-- start of GIVEN MATERIAL --
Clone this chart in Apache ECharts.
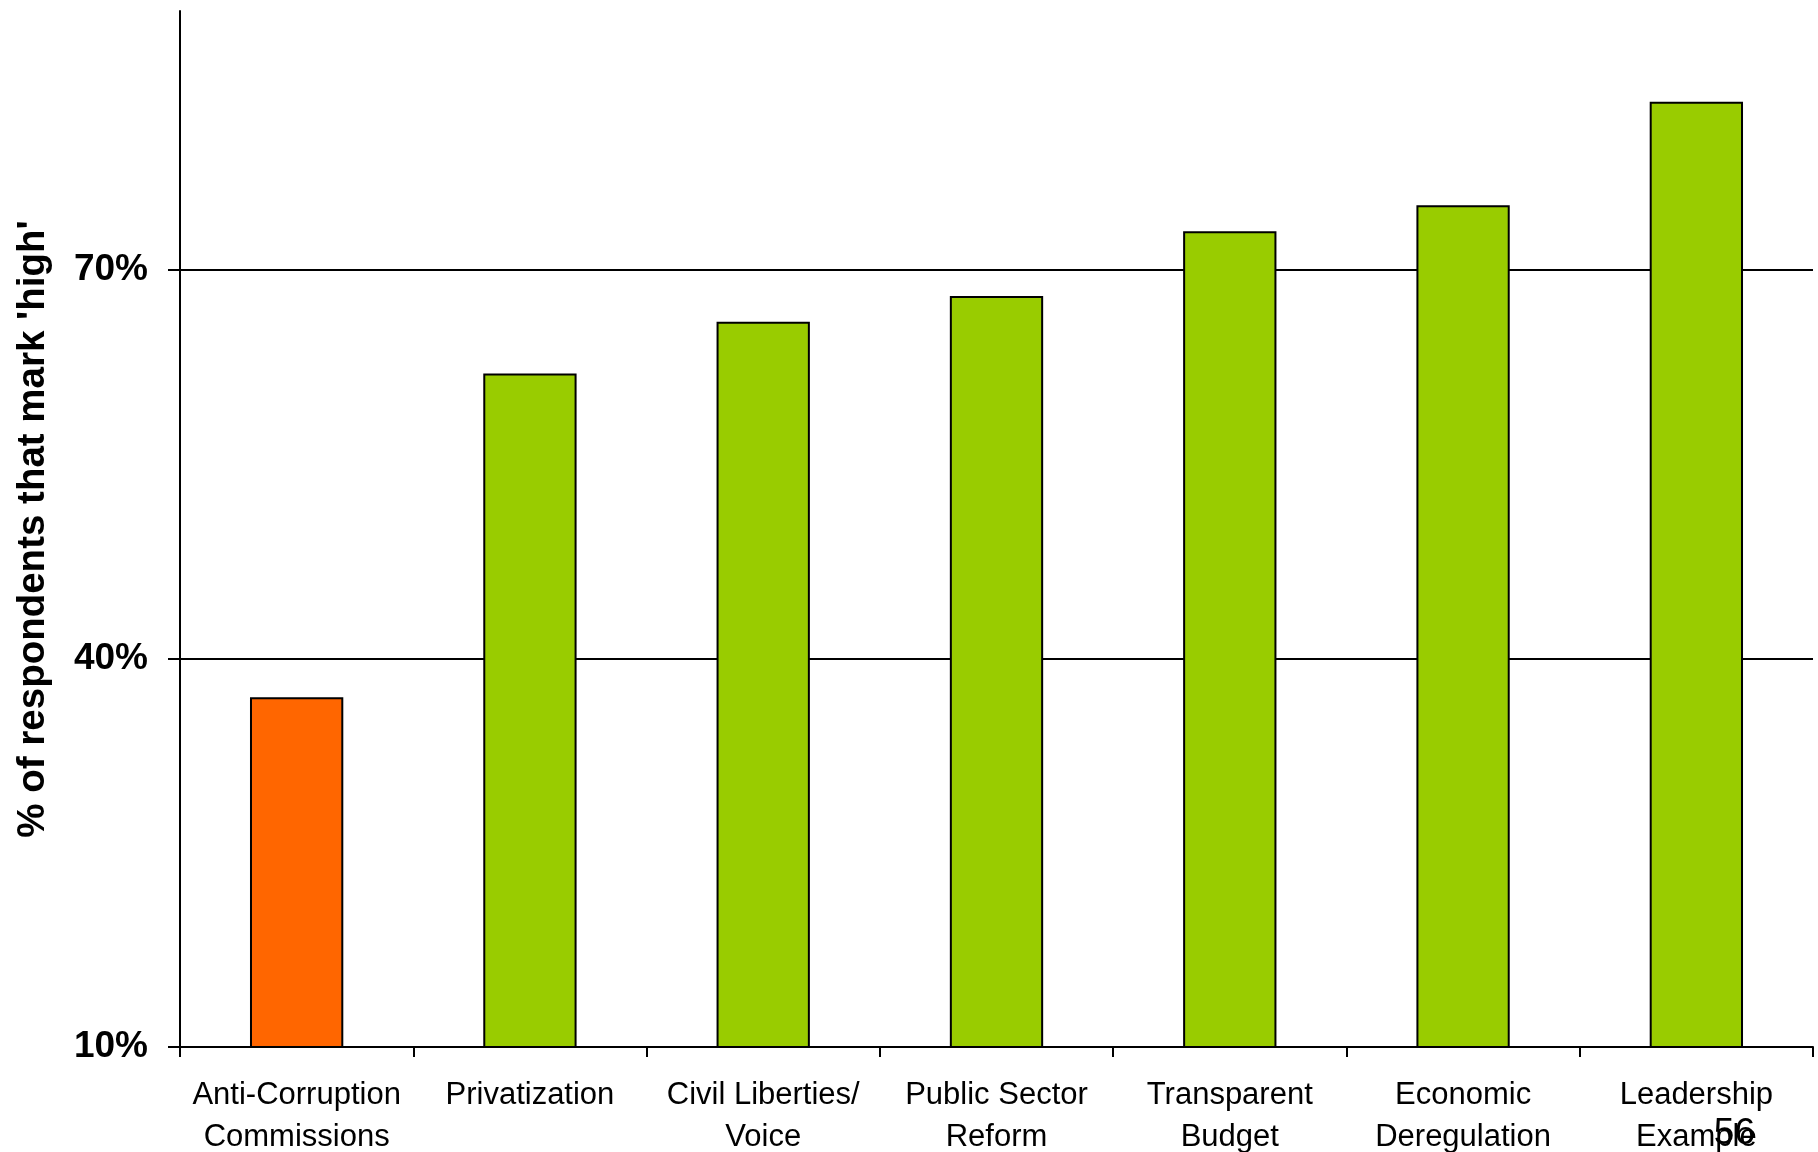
<!DOCTYPE html>
<html>
<head>
<meta charset="utf-8">
<script src="https://cdn.jsdelivr.net/npm/echarts@6/dist/echarts.min.js"></script>
<style>
html,body{margin:0;padding:0;background:#fff;}
#chart{width:1818px;height:1152px;}
</style>
</head>
<body>
<div id="chart"></div>
<script>
const categories = ['Anti-Corruption\nCommissions', 'Privatization', 'Civil Liberties/\nVoice', 'Public Sector\nReform', 'Transparent\nBudget', 'Economic\nDeregulation', 'Leadership\nExample'];
const values = [37, 62, 66, 68, 73, 75, 83];
const barColors = ['#FF6600', '#99CC00', '#99CC00', '#99CC00', '#99CC00', '#99CC00', '#99CC00'];
const yTicks = [10, 40, 70];
const yAxisTitle = "% of respondents that mark 'high'";
const pageNumber = '56';

const chart = echarts.init(document.getElementById('chart'), null, {renderer: 'canvas'});
chart.setOption({
  backgroundColor: '#ffffff',
  animation: false,
  grid: {left: 180, right: 5, top: 11, bottom: 105, containLabel: false, outerBoundsMode: 'none'},
  xAxis: {
    type: 'category',
    data: categories,
    axisLine: {show: true, lineStyle: {color: '#000', width: 2}},
    axisTick: {show: true, alignWithLabel: false, length: 10, lineStyle: {color: '#000', width: 2}},
    axisLabel: {
      interval: 0,
      color: '#000',
      fontFamily: '"Liberation Sans Narrow", "Arial Narrow", "Liberation Sans", sans-serif',
      fontSize: 31,
      lineHeight: 42,
      margin: 27
    },
    splitLine: {show: false}
  },
  yAxis: {
    type: 'value',
    min: 10,
    max: 90,
    interval: 10,
    name: yAxisTitle,
    nameLocation: 'middle',
    nameRotate: 90,
    nameGap: 127,
    nameTextStyle: {
      color: '#000',
      fontFamily: '"Liberation Sans", Arial, sans-serif',
      fontWeight: 'bold',
      fontSize: 38.5
    },
    axisLine: {show: true, lineStyle: {color: '#000', width: 2}},
    axisTick: {show: true, length: 12, customValues: yTicks, lineStyle: {color: '#000', width: 2}},
    axisLabel: {
      customValues: yTicks,
      formatter: v => v + '%',
      color: '#000',
      fontFamily: '"Liberation Sans", Arial, sans-serif',
      fontWeight: 'bold',
      fontSize: 37,
      margin: 32,
      padding: [9, 0, 0, 0]
    },
    splitLine: {show: true, lineStyle: {color: '#000', width: 2}}
  },
  series: [{
    type: 'bar',
    data: values.map((v, i) => ({value: v, itemStyle: {color: barColors[i]}})),
    barWidth: '40%',
    itemStyle: {borderColor: '#000', borderWidth: 2},
    z: 3
  }],
  graphic: [{
    type: 'text',
    right: 63,
    top: 1115,
    style: {
      text: pageNumber,
      fill: '#000',
      font: '37px "Liberation Sans", Arial, sans-serif'
    },
    z: 100
  }]
});
</script>
</body>
</html>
-- end of GIVEN MATERIAL --
_TASK BRIEF_. Except for the pictures, reproduce every line exactly.

_THE SOLUTION_.
Clone this chart in Apache ECharts.
<!DOCTYPE html>
<html>
<head>
<meta charset="utf-8">
<script src="https://cdn.jsdelivr.net/npm/echarts@6/dist/echarts.min.js"></script>
<style>
html,body{margin:0;padding:0;background:#fff;}
#chart{width:1818px;height:1152px;}
</style>
</head>
<body>
<div id="chart"></div>
<script>
const categories = ['Anti-Corruption\nCommissions', 'Privatization', 'Civil Liberties/\nVoice', 'Public Sector\nReform', 'Transparent\nBudget', 'Economic\nDeregulation', 'Leadership\nExample'];
const values = [37, 62, 66, 68, 73, 75, 83];
const barColors = ['#FF6600', '#99CC00', '#99CC00', '#99CC00', '#99CC00', '#99CC00', '#99CC00'];
const yTicks = [10, 40, 70];
const yAxisTitle = "% of respondents that mark 'high'";
const pageNumber = '56';

const chart = echarts.init(document.getElementById('chart'), null, {renderer: 'canvas'});
chart.setOption({
  backgroundColor: '#ffffff',
  animation: false,
  grid: {left: 180, right: 5, top: 11, bottom: 105, containLabel: false, outerBoundsMode: 'none'},
  xAxis: {
    type: 'category',
    data: categories,
    axisLine: {show: true, lineStyle: {color: '#000', width: 2}},
    axisTick: {show: true, alignWithLabel: false, length: 10, lineStyle: {color: '#000', width: 2}},
    axisLabel: {
      interval: 0,
      color: '#000',
      fontFamily: '"Liberation Sans Narrow", "Arial Narrow", "Liberation Sans", sans-serif',
      fontSize: 31,
      lineHeight: 42,
      margin: 27
    },
    splitLine: {show: false}
  },
  yAxis: {
    type: 'value',
    min: 10,
    max: 90,
    interval: 10,
    name: yAxisTitle,
    nameLocation: 'middle',
    nameRotate: 90,
    nameGap: 127,
    nameTextStyle: {
      color: '#000',
      fontFamily: '"Liberation Sans", Arial, sans-serif',
      fontWeight: 'bold',
      fontSize: 38.5
    },
    axisLine: {show: true, lineStyle: {color: '#000', width: 2}},
    axisTick: {show: true, length: 12, customValues: yTicks, lineStyle: {color: '#000', width: 2}},
    axisLabel: {
      customValues: yTicks,
      formatter: v => v + '%',
      color: '#000',
      fontFamily: '"Liberation Sans", Arial, sans-serif',
      fontWeight: 'bold',
      fontSize: 37,
      margin: 32,
      padding: [9, 0, 0, 0]
    },
    splitLine: {show: true, lineStyle: {color: '#000', width: 2}}
  },
  series: [{
    type: 'bar',
    data: values.map((v, i) => ({value: v, itemStyle: {color: barColors[i]}})),
    barWidth: '40%',
    itemStyle: {borderColor: '#000', borderWidth: 2},
    z: 3
  }],
  graphic: [{
    type: 'text',
    right: 63,
    top: 1115,
    style: {
      text: pageNumber,
      fill: '#000',
      font: '37px "Liberation Sans", Arial, sans-serif'
    },
    z: 100
  }]
});
</script>
</body>
</html>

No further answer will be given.